Sattler, Andreas, Emanzipation und Expansion des Markenrechts. Die Entstehungsgeschichte des Markengesetzes von 1995 (= Geistiges Eigentum und Wettbewerbsrecht 99). Mohr (Siebeck), Tübingen 2015. XIII, 504 S. Besprochen von Gerhard Köbler.
Die Marke als Zeichen und damit gekennzeichneter Gegenstand wird in Rom durch das Namensrecht gegen Nachahmungen geschützt und findet sich im Frühmittelalter an Vieh, Holz oder Haus, entwickelt sich als Handelsmarke des Kaufmanns zur Kennzeichnung seiner Ware aber erst in der Stadt im Hochmittelalter.

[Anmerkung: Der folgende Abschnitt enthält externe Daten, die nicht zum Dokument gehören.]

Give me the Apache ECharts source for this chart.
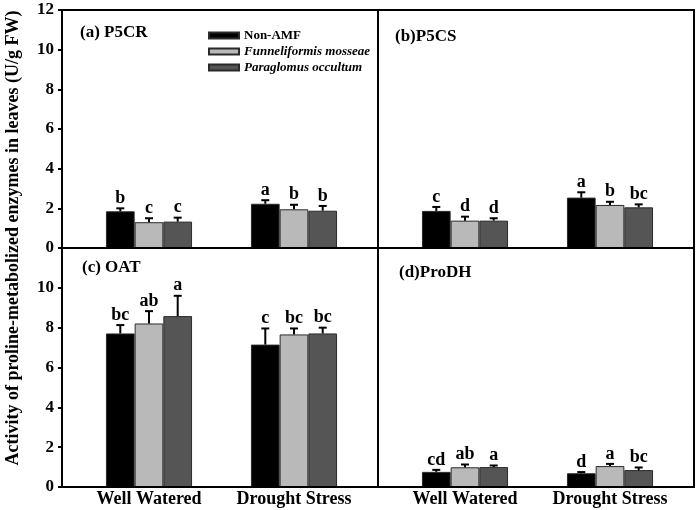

Etwa gleichzeitig mit dem Ende des Zunftzwangs infolge der allgemeinen Liberalisierung der Wirtschaft wird die Marke gesetzlich geschützt (Frankreich 1787, Bayern 9. 3. 1840/21. 12. 1862). Angesichts der Entstehung von Markenartikeln als Folge der Industrialisierung und der damit verbundenen allgemeinen Kaufkraftsteigerung wird im Deutschen Reich 1874 ein Gesetz über den Markenschutz und 1894 ein Markenzeichengesetz erlassen.
Der 1982 geborene, in Bayreuth und Nottingham ausgebildete, inzwischen als Rechtsanwalt tätige Verfasser verfolgt in seiner im Rahmen des Graduiertenkollegs Geistiges Eigentum und Gemeinfreiheit der Deutschen Forschungsgemeinschaft entstandenen, von Diethelm Klippel betreuten und im Wintersemester 2013/2014 von der rechts- und wirtschaftswissenschaftlichen Fakultät der Universität Bayreuth angenommenen Dissertation die seitdem eingetretene Entwicklung. Er gliedert seine umfangreiche, sachkundige Untersuchung in insgesamt zehn Kapitel. Sie betreffen den 1874 und 1894 bejahten, von Hermann Isay bezweifelten, im Warenzeichengesetz des Jahres 1936 aber aufrechterhaltenen Akzessorietätsgrundsatz, das Verhältnis zwischen Warenzeichenrecht und Wettbewerbsrecht zwischen 1874 und 1909 (Markenrecht als Ersatz für ein fehlendes Lauterkeitsrecht), das Verhältnis von Warenzeichenschutz und Ausstattungsschutz mit der endgültigen Anerkennung der Ausstattung im Warenzeichengesetz des Jahres 1936, die tatsächlichen Voraussetzungen für die Entstehung beworbener und bekannter Marken, die Rechtsprechung zum Schutz der bekannten Marke (z. B. Quick und Rolls Royce durch den Bundesgerichtshof), der Schutz bekannter Marken in der Literatur (Josef Kohler, Eugen Ulmer), die Grundlagen des europäischen Markenrechts, die Verwertbarkeit der Marke im europäischen Markenrecht, die Expansion des Schutzbereichs im europäischen Markenrecht und schließlich den Paradigmenwechsel im deutschen Markenrecht seit dem Erstreckungsgesetz des Jahres 1992.
Im Ergebnis seiner eindrucksvoll gelungenen Untersuchung stellt er überzeugend seit 1874 eine Emanzipation und Expansion des Rechtes an der Marke fest. Die Verselbständigung der Marke vom Geschäftsbetrieb erhöht deren wirtschaftliche Verwertbarkeit, die Ausweitung des Schutzbereichs erleichtert die vielseitige Verteidigung der Marke durch den Inhaber. Ansprechend weist er am Ende darauf hin, dass der erweiterte Schutz bekannter Zeichen in das Lauterkeitsrecht gehört und dass die mit dem Markenrecht verbundene wettbewerbsfördernde Funktion nicht gegenüber steter Emanzipation und Expansion des Markenrechts übermäßig vernachlässigt werden darf.